Climb Back #1
In August 2000, at the age of 42, Alan was diagnosed with the very aggressive blood cancer, acute myeloid leukemia (AML), and given less than a year to live.
At the time of his diagnosis, 90 percent of the cells in his bone marrow were cancerous. The three-year survival rate was 15 percent or less.
Alan was not to be deterred. He endured three rounds of week-long, 24-hour continuous infusion chemotherapy as an in-patient (more than 500 hours). Incredibly, it quickly put his leukemia into remission. Then, thanks to the wonders of modern medicine, God’s good graces, the unending support of his family, friends and then fiancée, on November 15, 2000, he received the modern day equivalent of a bone marrow transplant, a successful adult blood stem cell transplant. His donor was his 6-foot 2-inch beefy businessman brother, Eric. By comparison, Alan is only 5’ 6” and 150 pounds. Miraculously, the transplant worked! Today, Alan has been leukemia-free for over 12 years and is officially medically cured of the disease. He is also one of less than a few dozen people in the world ever to regain an elite level of fitness after such a transplant for leukemia – a tiny fraction of the number of people who have climbed Mt. Everest. His powerful personal messages about life, death, tenacity and triumph help others scale their own “Inner Everests” and maximize their chances not only of surviving cancer but thriving beyond it.
“To say that I’m happy to be here would be a huge understatement,” he says. “I’m thrilled to be here. Every day is not only a gift. In my case, it’s a bonus.”
Alan and his former wife, Cecilia, have written a landmark book about their cancer experience, Climb Back from Cancer – Introducing The 10 Tools of Triumph for Survivors and Caregivers. Part adventure story, part love story, it contains what the authors believe are the key psychological skills needed to maximize the likelihood of surviving cancer and flourishing after it. The book is one of very few written from the perspective of the patient and the caregiver. Alan and Cecilia actually alternate chapters. The result is a portrait in the power of perspective and a toolkit for triumph for patients, survivors and caregivers. Based on his own climb back from cancer, Alan has since helped spearhead the development of The Climb Back from Cancer Protocol, a system of mild individualized physical activity that survivors are using to dramatically reduce chronic fatigue – the biggest challenge they face. His vision is to spread the word worldwide about the program and positively affect the lives of millions of people.
A Dream Realized
On the day of his transplant, Alan’s biggest challenge was to stand in the shower long enough to wash. “I was so weak that I couldn’t stand for more than a minute,” he recalls. “I actually timed it. It was 53 seconds.” After he was discharged, Alan moved from the city to the mountains and began his long climb back to full energy and full health. There in the Canadian Rockies, surrounded by nature and towering peaks he gradually rebuilt himself and his life. Then one day he looked up at nearby Mt. Ha Ling and thought to himself, “I wonder…I wonder if I could jog up that thing and back down again?”
Climb Back #2
Alan’s cancer journey did not end with leukemia.

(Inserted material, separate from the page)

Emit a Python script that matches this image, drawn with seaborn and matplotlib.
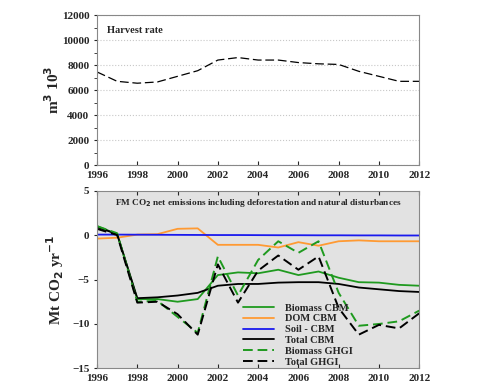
import matplotlib
matplotlib.use("Agg")
import matplotlib.pyplot as plt
from matplotlib.ticker import MultipleLocator
import pandas as pd
import seaborn as sns

sns.set_style("ticks")
plt.rcParams['font.family'] = ['Liberation Serif', 'DejaVu Serif']
plt.rcParams['font.weight'] = 'bold'

years = list(range(1996, 2013))

# harvest rate, m3 10^3
harvest = [7450, 6700, 6550, 6650, 7100, 7550, 8400, 8600, 8400, 8400,
           8200, 8100, 8050, 7500, 7100, 6700, 6700]

# Mt CO2 / yr
biomass_cbm = [1.0, 0.1, -7.2, -7.2, -7.5, -7.2, -4.5, -4.2, -4.3, -3.9,
               -4.5, -4.1, -4.8, -5.3, -5.35, -5.6, -5.7]
dom_cbm = [-0.4, -0.3, 0.05, 0.1, 0.7, 0.75, -1.1, -1.1, -1.1, -1.4,
           -0.8, -1.2, -0.7, -0.6, -0.7, -0.7, -0.7]
soil_cbm = [0.05, 0.05, 0.04, 0.03, 0.02, 0.01, 0.0, 0.0, -0.01, -0.02,
            -0.02, -0.03, -0.03, -0.04, -0.04, -0.05, -0.05]
total_cbm = [0.9, 0.1, -7.1, -7.0, -6.8, -6.5, -5.7, -5.5, -5.5, -5.35,
             -5.3, -5.3, -5.5, -5.9, -6.1, -6.3, -6.4]
biomass_ghgi = [1.0, 0.2, -7.5, -7.4, -9.2, -11.0, -2.4, -6.8, -2.8, -0.7,
                -2.0, -0.7, -6.5, -10.2, -10.0, -9.7, -8.5]
total_ghgi = [0.7, 0.0, -7.6, -7.5, -8.9, -11.2, -3.3, -7.6, -4.0, -2.3,
              -3.9, -2.4, -8.2, -11.2, -10.1, -10.5, -8.8]

series = [
    ("Biomass CBM", biomass_cbm, "#1f9a1f", "-"),
    ("DOM CBM", dom_cbm, "#ff9a33", "-"),
    ("Soil - CBM", soil_cbm, "#1a1aee", "-"),
    ("Total CBM", total_cbm, "black", "-"),
    ("Biomass GHGI", biomass_ghgi, "#1f9a1f", "--"),
    ("Total GHGI", total_ghgi, "black", "--"),
]

fig = plt.figure(figsize=(4.78, 3.85), dpi=100)
ax1 = fig.add_axes([0.203, 0.571, 0.674, 0.39])
ax2 = fig.add_axes([0.203, 0.043, 0.674, 0.462])

#%% harvest rate
hr = pd.DataFrame({"year": years, "harvest": harvest})
sns.lineplot(x="year", y="harvest", data=hr, ax=ax1, color="black",
             linewidth=0.9)
ax1.lines[0].set_dashes((7, 3))
ax1.set_xlim(1996, 2012)
ax1.set_ylim(0, 12000)
ax1.yaxis.set_major_locator(MultipleLocator(2000))
ax1.yaxis.set_minor_locator(MultipleLocator(1000))
ax1.xaxis.set_major_locator(MultipleLocator(2))
ax1.grid(axis="y", linestyle=":", color="#c8c8c8", linewidth=0.8)
ax1.set_xlabel("")
ax1.set_ylabel("m$^3$ 10$^3$", fontsize=11, fontweight="bold", labelpad=0)
ax1.text(0.03, 0.9, "Harvest rate", transform=ax1.transAxes, fontsize=7.5,
         fontweight="bold", va="center")
ax1.tick_params(axis="x", direction="in", length=3, labelsize=8, pad=4)
ax1.tick_params(axis="y", which="both", direction="out", length=2, labelsize=8)
for s in ax1.spines.values():
    s.set_color("#888888")
    s.set_linewidth(0.8)

#%% emissions
ax2.set_facecolor("#e2e2e2")
for name, vals, col, ls in series:
    df = pd.DataFrame({"year": years, "val": vals})
    sns.lineplot(x="year", y="val", data=df, ax=ax2, color=col, label=name,
                 linewidth=1.3 if ls == "-" else 1.4)
    if ls == "--":
        ax2.lines[-1].set_dashes((5, 2.5))
ax2.set_xlim(1996, 2012)
ax2.set_ylim(-15, 5)
ax2.yaxis.set_major_locator(MultipleLocator(5))
ax2.xaxis.set_major_locator(MultipleLocator(2))
ax2.set_xlabel("")
ax2.set_ylabel("Mt CO$_2$ yr$^{-1}$", fontsize=11, fontweight="bold", labelpad=4)
ax2.text(0.5, 0.93, "FM CO$_2$ net emissions including deforestation and natural disturbances",
         transform=ax2.transAxes, fontsize=6.7, fontweight="bold", ha="center", va="center")
ax2.tick_params(axis="x", direction="in", length=3, top=True, labelsize=8, pad=4)
ax2.tick_params(axis="y", direction="out", length=2, labelsize=8)
for s in ax2.spines.values():
    s.set_color("#888888")
    s.set_linewidth(0.8)
leg = ax2.legend(loc="upper left", bbox_to_anchor=(0.44, 0.39), frameon=False,
                 fontsize=7.5, handlelength=3.0, labelspacing=0.15, borderaxespad=0,
                 handletextpad=1.0)
for t in leg.get_texts():
    t.set_fontweight("bold")

for ax in (ax1, ax2):
    for lab in ax.get_xticklabels() + ax.get_yticklabels():
        lab.set_fontweight("bold")

fig.savefig("out.png", dpi=100)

A routine colonoscopy in December 2010 revealed that he had squamous cell carcinoma, a preliminary form of bowel cancer.
“It was quite a shock,” Alan, then 52, recalls. “Immediately, I had flashbacks to my past and I fell into fear. It was frightening.”
Fortunately, Alan’s fears were never realized. After surgery, amazingly he was back cross-country skiing in a week and he has since made another complete recovery. Through his Climb Back from Cancer ™Coaching, he now helps patients, survivors and their caregivers maximize their chances of climbing back to full health and a full life.
“I know from personal experience that even if you’re really physically fit you can get cancer,” he says. “But it just makes sense that the healthier we are, the better our ability to bounce back. That’s what I do – I help people maximize their chances of surviving cancer and thriving beyond it.”